Studies by the Policy Studies Institute and the London School of Economics tell us what we already know. They show that the vast majority of people work to 'earn money for necessities' — in other words to keep a roof over their heads, food on the table and the wolf from the door. So it's not surprising that US researchers found that: 'An inheritance received by a family reduces the probability that both spouses will continue to work, and increases the probability that both will retire.' (Syracuse University study).

Untaxed inheritance increases the possibility that talented people will swerve work altogether.

On top of that, the prospect of paying IHT encourages parents to invest in their children's education in order to help them to become as hard-working and productive as they were. So an inheritance tax makes great economic sense.

Even Adam Smith supported a tax on wealth inherited by children 'who have got families of their own, and are supported by funds separate and independent of their father'. (The Wealth of Nations)

Besides, if we scrap or radically reduce IHT how do we replace the lost revenue? It's hard to imagine any government in the near future reducing state spending. On the contrary, it's likely to carry on rising. So without IHT, isn't it likely that a future Chancellor would instead be forced to increase tax on small business people and pensioners?

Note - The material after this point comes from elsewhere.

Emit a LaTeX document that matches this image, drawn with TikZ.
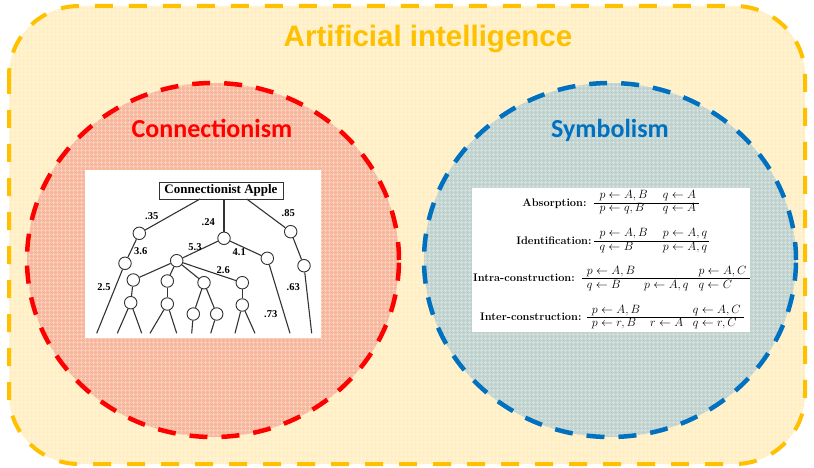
\documentclass[tikz,border=0pt]{standalone}
\usepackage{fontspec}
\usetikzlibrary{patterns}
\newfontfamily\titlefont{Liberation Sans}
\newfontfamily\headfont{Carlito}
\newfontfamily\treefont{Liberation Serif}

\definecolor{aiOrange}{HTML}{FFC000}
\definecolor{aiFill}{HTML}{FFEFC2}
\definecolor{conRed}{HTML}{FF0000}
\definecolor{conFill}{HTML}{F8B79C}
\definecolor{symBlue}{HTML}{0070C0}
\definecolor{symFill}{HTML}{C0D2CD}
\definecolor{treeInk}{HTML}{333333}

% fine woven texture laid over the filled regions
\pgfdeclarepatternformonly{finegrid}{\pgfqpoint{0pt}{0pt}}{\pgfqpoint{4pt}{4pt}}{\pgfqpoint{4pt}{4pt}}{
  \pgfsetlinewidth{0.9pt}
  \pgfpathmoveto{\pgfqpoint{0pt}{2pt}}\pgfpathlineto{\pgfqpoint{4pt}{2pt}}
  \pgfpathmoveto{\pgfqpoint{2pt}{0pt}}\pgfpathlineto{\pgfqpoint{2pt}{4pt}}
  \pgfusepath{stroke}}

\begin{document}
\begin{tikzpicture}[x=1pt,y=-1pt,
  region/.style={line width=4.5pt, dash pattern=on 18pt off 14pt},
  texture/.style={pattern=finegrid, pattern color=white, fill opacity=0.35},
  heading/.style={anchor=base, inner sep=0pt, font=\headfont\bfseries\fontsize{26}{30}\selectfont},
  treenode/.style={circle, draw=treeInk, fill=white, line width=0.9pt, minimum size=12.5pt, inner sep=0pt},
  link/.style={draw=treeInk, line width=1.1pt},
  weight/.style={inner sep=0pt, font=\treefont\bfseries\fontsize{10.5}{12}\selectfont},
  rulename/.style={anchor=base east, inner sep=0pt, font=\bfseries\fontsize{11}{13}\selectfont},
  clause/.style={anchor=base west, inner sep=0pt, font=\fontsize{12}{14}\selectfont},
  bar/.style={draw=black, line width=0.7pt}]
\useasboundingbox (0,0) rectangle (814,468);

% outer region
\fill[aiFill, rounded corners=70pt] (9,6) rectangle (805,464);
\fill[texture, rounded corners=70pt] (9,6) rectangle (805,464);
\draw[draw=aiOrange, line width=4pt, dash pattern=on 18pt off 16pt,
      rounded corners=70pt] (9,6) rectangle (805,464);
\node[anchor=base, inner sep=0pt, text=aiOrange,
      font=\titlefont\bfseries\fontsize{29.5}{34}\selectfont] (ai) at (428,46.7) {Artificial intelligence};

% two schools
\fill[conFill] (213,260) ellipse [x radius=186pt, y radius=177pt];
\fill[texture] (213,260) ellipse [x radius=186pt, y radius=177pt];
\draw[region, draw=conRed] (213,260) ellipse [x radius=186pt, y radius=177pt];
\fill[symFill] (610,260) ellipse [x radius=186pt, y radius=177pt];
\fill[texture] (610,260) ellipse [x radius=186pt, y radius=177pt];
\draw[region, draw=symBlue] (610,260) ellipse [x radius=186pt, y radius=177pt];
\node[heading, text=conRed] (con) at (212,137.3) {Connectionism};
\node[heading, text=symBlue] (sym) at (610,137.3) {Symbolism};

% ---------- connectionist network ----------
\fill[white] (85,170) rectangle (321,338);
\node[draw=treeInk, line width=0.8pt, inner sep=0pt, minimum width=124pt, minimum height=17pt,
      font=\treefont\bfseries\fontsize{13}{15}\selectfont] (apple) at (221,190.5) {Connectionist Apple};
\coordinate (a1) at (200,199);
\coordinate (a2) at (224,199);
\coordinate (a3) at (246.7,199);

\node[treenode] (n1) at (139.3,233.3) {};
\node[treenode] (n2) at (224,238.3) {};
\node[treenode] (n3) at (290.7,231.7) {};
\node[treenode] (m1) at (125,263.3) {};
\node[treenode] (m2) at (176.7,260.7) {};
\node[treenode] (m3) at (267.3,258.3) {};
\node[treenode] (m4) at (304,265.7) {};
\node[treenode] (k1) at (133.3,280) {};
\node[treenode] (k2) at (167.3,281) {};
\node[treenode] (k3) at (204,282.7) {};
\node[treenode] (k4) at (242.3,282.7) {};
\node[treenode] (j1) at (130.7,302.7) {};
\node[treenode] (j2) at (167.3,304) {};
\node[treenode] (h1) at (193.3,314) {};
\node[treenode] (h2) at (216.7,314) {};
\node[treenode] (j4) at (242.3,305) {};

\coordinate (e1) at (96.7,333.3);
\coordinate (e2) at (117.3,333.3);
\coordinate (e3) at (141.7,333.3);
\coordinate (e4) at (150,333.3);
\coordinate (e5) at (176.7,333.3);
\coordinate (e6) at (191.7,333.3);
\coordinate (e7) at (210.7,333.3);
\coordinate (e8) at (235,333.3);
\coordinate (e9) at (255,333.3);
\coordinate (e10) at (290,333.3);
\coordinate (e11) at (311.7,333.3);

\draw[link] (a1) -- (n1);
\draw[link] (a2) -- (n2);
\draw[link] (a3) -- (n3);
\draw[link] (n1) -- (m1);
\draw[link] (m1) -- (e1);
\draw[link] (n2) -- (m2);
\draw[link] (n2) -- (m3);
\draw[link] (m3) -- (e10);
\draw[link] (n3) -- (m4);
\draw[link] (m4) -- (e11);
\draw[link] (m2) -- (k1);
\draw[link] (m2) -- (k2);
\draw[link] (m2) -- (k3);
\draw[link] (m2) -- (k4);
\draw[link] (k1) -- (j1);
\draw[link] (k2) -- (j2);
\draw[link] (k3) -- (h1);
\draw[link] (k3) -- (h2);
\draw[link] (k4) -- (j4);
\draw[link] (j1) -- (e2);
\draw[link] (j1) -- (e3);
\draw[link] (j2) -- (e4);
\draw[link] (j2) -- (e5);
\draw[link] (h1) -- (e6);
\draw[link] (h2) -- (e7);
\draw[link] (j4) -- (e8);
\draw[link] (j4) -- (e9);

\node[weight] (w1) at (151.7,216) {.35};
\node[weight] (w2) at (208.3,221.7) {.24};
\node[weight] (w3) at (288.3,213.3) {.85};
\node[weight] (w4) at (140.7,250.7) {3.6};
\node[weight] (w5) at (195,246.7) {5.3};
\node[weight] (w6) at (239.3,251.7) {4.1};
\node[weight] (w7) at (223.3,270) {2.6};
\node[weight] (w8) at (104,287.3) {2.5};
\node[weight] (w9) at (293.3,287.3) {.63};
\node[weight] (w10) at (270.7,314) {.73};

% ---------- inverse resolution operators ----------
\fill[white] (472,188) rectangle (750,332);

% absorption
\node[rulename] (r1) at (586.7,206) {Absorption:};
\draw[bar] (594,203.3) -- (699.3,203.3);
\node[clause] (r1a) at (599.3,198.3) {$p\leftarrow A,B$};
\node[clause] (r1b) at (662.7,198.3) {$q\leftarrow A$};
\node[clause] (r1c) at (599.3,211.7) {$p\leftarrow q,B$};
\node[clause] (r1d) at (662.7,211.7) {$q\leftarrow A$};

% identification
\node[rulename] (r2) at (591.7,244) {Identification:};
\draw[bar] (594,241.7) -- (709.3,241.7);
\node[clause] (r2a) at (599.3,236.7) {$p\leftarrow A,B$};
\node[clause] (r2b) at (662.7,236.7) {$p\leftarrow A,q$};
\node[clause] (r2c) at (599.3,250) {$q\leftarrow B$};
\node[clause] (r2d) at (662.7,250) {$p\leftarrow A,q$};

% intra-construction
\node[rulename] (r3) at (575,281.7) {Intra-construction:};
\draw[bar] (581.7,278.3) -- (750,278.3);
\node[clause] (r3a) at (586.7,274.3) {$p\leftarrow A,B$};
\node[clause] (r3b) at (698.3,274.3) {$p\leftarrow A,C$};
\node[clause] (r3c) at (586.7,288.3) {$q\leftarrow B$};
\node[clause] (r3d) at (644,288.3) {$p\leftarrow A,q$};
\node[clause] (r3e) at (698.3,288.3) {$q\leftarrow C$};

% inter-construction
\node[rulename] (r4) at (581.7,320) {Inter-construction:};
\draw[bar] (586.7,317.7) -- (744,317.7);
\node[clause] (r4a) at (591.7,313.3) {$p\leftarrow A,B$};
\node[clause] (r4b) at (692.7,313.3) {$q\leftarrow A,C$};
\node[clause] (r4c) at (591.7,326.7) {$p\leftarrow r,B$};
\node[clause] (r4d) at (650,326.7) {$r\leftarrow A$};
\node[clause] (r4e) at (692.7,326.7) {$q\leftarrow r,C$};
\end{tikzpicture}
\end{document}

Small businesses should be boosted, not punished.

To recap, an inheritance tax is not about punishing the thrifty. It's about encouraging productivity and increasing opportunity for the vast majority — more than 90per cent — who come from backgrounds that aren't wealthy enough to be liable to pay it.

Only about 6percent of the value of inherited property in the UK is paid in tax. That's less than in most other countries, and less even than in the days of feudal England.

Isn't that a case for raising it rather than lowering it further? And closing the loopholes that allow property here to be owned off-shore?